Leopardstown unsurprisingly became the latest meeting to fall victim of the cold snap and, with the prospects not for a swift change, a replacement date is unlikely to be immediately announced.

The call was taken yesterday afternoon after temperatures failed to get up, and now Irish trainers will have to wait until Thursday at the earliest before racing will take place on these shores, although if weather reports are accurate, chances of action on Thursday or Friday could also be slim.

Tom Burke of Leopardstown said yesterday: "We had another very cold night and we have a covering of snow on the track. With the forecast anything but good for the next few days there was no sense in delaying a decision any longer.

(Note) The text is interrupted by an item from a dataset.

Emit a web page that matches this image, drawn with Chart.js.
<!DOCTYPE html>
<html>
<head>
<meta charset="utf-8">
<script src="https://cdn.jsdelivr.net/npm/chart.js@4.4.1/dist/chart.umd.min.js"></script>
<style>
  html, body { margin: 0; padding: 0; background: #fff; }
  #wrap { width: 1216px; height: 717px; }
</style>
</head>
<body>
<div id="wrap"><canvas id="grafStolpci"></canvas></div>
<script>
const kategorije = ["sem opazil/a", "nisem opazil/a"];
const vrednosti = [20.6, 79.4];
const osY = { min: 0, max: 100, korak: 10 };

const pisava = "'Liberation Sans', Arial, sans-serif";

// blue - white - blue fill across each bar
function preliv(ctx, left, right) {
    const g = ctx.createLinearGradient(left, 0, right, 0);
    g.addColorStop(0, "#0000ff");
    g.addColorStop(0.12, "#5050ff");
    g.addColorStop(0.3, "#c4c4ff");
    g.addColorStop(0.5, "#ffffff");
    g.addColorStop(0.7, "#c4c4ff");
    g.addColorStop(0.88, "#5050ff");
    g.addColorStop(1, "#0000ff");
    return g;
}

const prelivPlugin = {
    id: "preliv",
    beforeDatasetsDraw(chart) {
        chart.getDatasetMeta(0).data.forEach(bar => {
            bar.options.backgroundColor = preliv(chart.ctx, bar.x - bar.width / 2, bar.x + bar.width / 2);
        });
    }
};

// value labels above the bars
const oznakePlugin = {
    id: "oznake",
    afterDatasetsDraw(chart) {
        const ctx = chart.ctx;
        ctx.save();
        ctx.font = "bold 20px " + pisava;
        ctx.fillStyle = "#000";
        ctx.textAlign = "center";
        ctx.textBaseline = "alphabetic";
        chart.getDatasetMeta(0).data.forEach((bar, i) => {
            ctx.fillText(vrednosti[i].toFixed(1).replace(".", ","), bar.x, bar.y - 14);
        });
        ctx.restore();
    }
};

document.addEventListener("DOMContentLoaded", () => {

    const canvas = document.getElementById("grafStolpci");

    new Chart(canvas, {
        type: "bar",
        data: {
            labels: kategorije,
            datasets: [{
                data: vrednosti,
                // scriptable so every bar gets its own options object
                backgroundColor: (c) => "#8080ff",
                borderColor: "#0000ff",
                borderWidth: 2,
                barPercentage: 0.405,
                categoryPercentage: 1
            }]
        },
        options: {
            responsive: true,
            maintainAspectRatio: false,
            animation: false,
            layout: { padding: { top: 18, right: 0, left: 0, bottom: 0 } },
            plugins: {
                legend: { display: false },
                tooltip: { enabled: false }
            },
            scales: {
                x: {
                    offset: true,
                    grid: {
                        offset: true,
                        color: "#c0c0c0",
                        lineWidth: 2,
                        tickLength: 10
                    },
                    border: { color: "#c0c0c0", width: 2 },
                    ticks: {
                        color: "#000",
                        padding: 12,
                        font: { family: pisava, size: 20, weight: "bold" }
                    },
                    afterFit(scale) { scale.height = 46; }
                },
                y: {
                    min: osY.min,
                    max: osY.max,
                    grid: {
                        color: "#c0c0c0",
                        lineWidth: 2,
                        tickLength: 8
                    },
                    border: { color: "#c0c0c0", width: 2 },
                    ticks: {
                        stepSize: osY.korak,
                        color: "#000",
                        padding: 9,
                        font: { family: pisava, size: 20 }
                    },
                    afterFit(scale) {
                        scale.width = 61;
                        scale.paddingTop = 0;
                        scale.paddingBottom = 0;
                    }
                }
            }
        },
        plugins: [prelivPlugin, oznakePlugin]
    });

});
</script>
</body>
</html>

"The forecast is that the current cold spell will last for at least another week, so, while we are thinking about contingency plans at this stage, there would appear to be little chance of rescheduling until the weather improves."

Pierce Molony of Thurles Racecourse is hoping that his track can bring the Irish racing fraternity back to normality later next week.

"I understand that they hope to have rising temperatures from Monday, and thank God we've been clear of snow and it's just the frost in the ground that is beating us," he said.

"The hurdle track would only take a day to get rid of it although the chase track would take a couple of days. That is why we have a hurdles programme on the Thursday and have put the chases on Friday."

Leading trainer Noel Meade yesterday spoke of how difficult trainers are finding it to continue with the horses training.

Although admitting to be in a better condition than most, Meade spoke on how the cold conditions have halted his outdoor gallops.

"It's quite unusual how the weather has changed because I would say that over the past 10 years we haven't really had this sort of prolonged frost and snow, but it is pretty bad at the moment," said Meade.

"We have about three inches of snow which fell yesterday and all the outside and all-weather gallops are covered in snow and are frozen as well. We are lucky enough in that we have a two-furlong indoor which we can work away and keep the horses ticking over -- we can't really do fast work in it but we can keep going."

Meade added: "It is wonderful to have that to keep the horses exercising, but I am sure most trainers are struggling. It's the snow -- once that gets into the all-weather it freezes, and while sometimes you get away with the frost, when the snow gets in it gets lumpy and we can't use them then."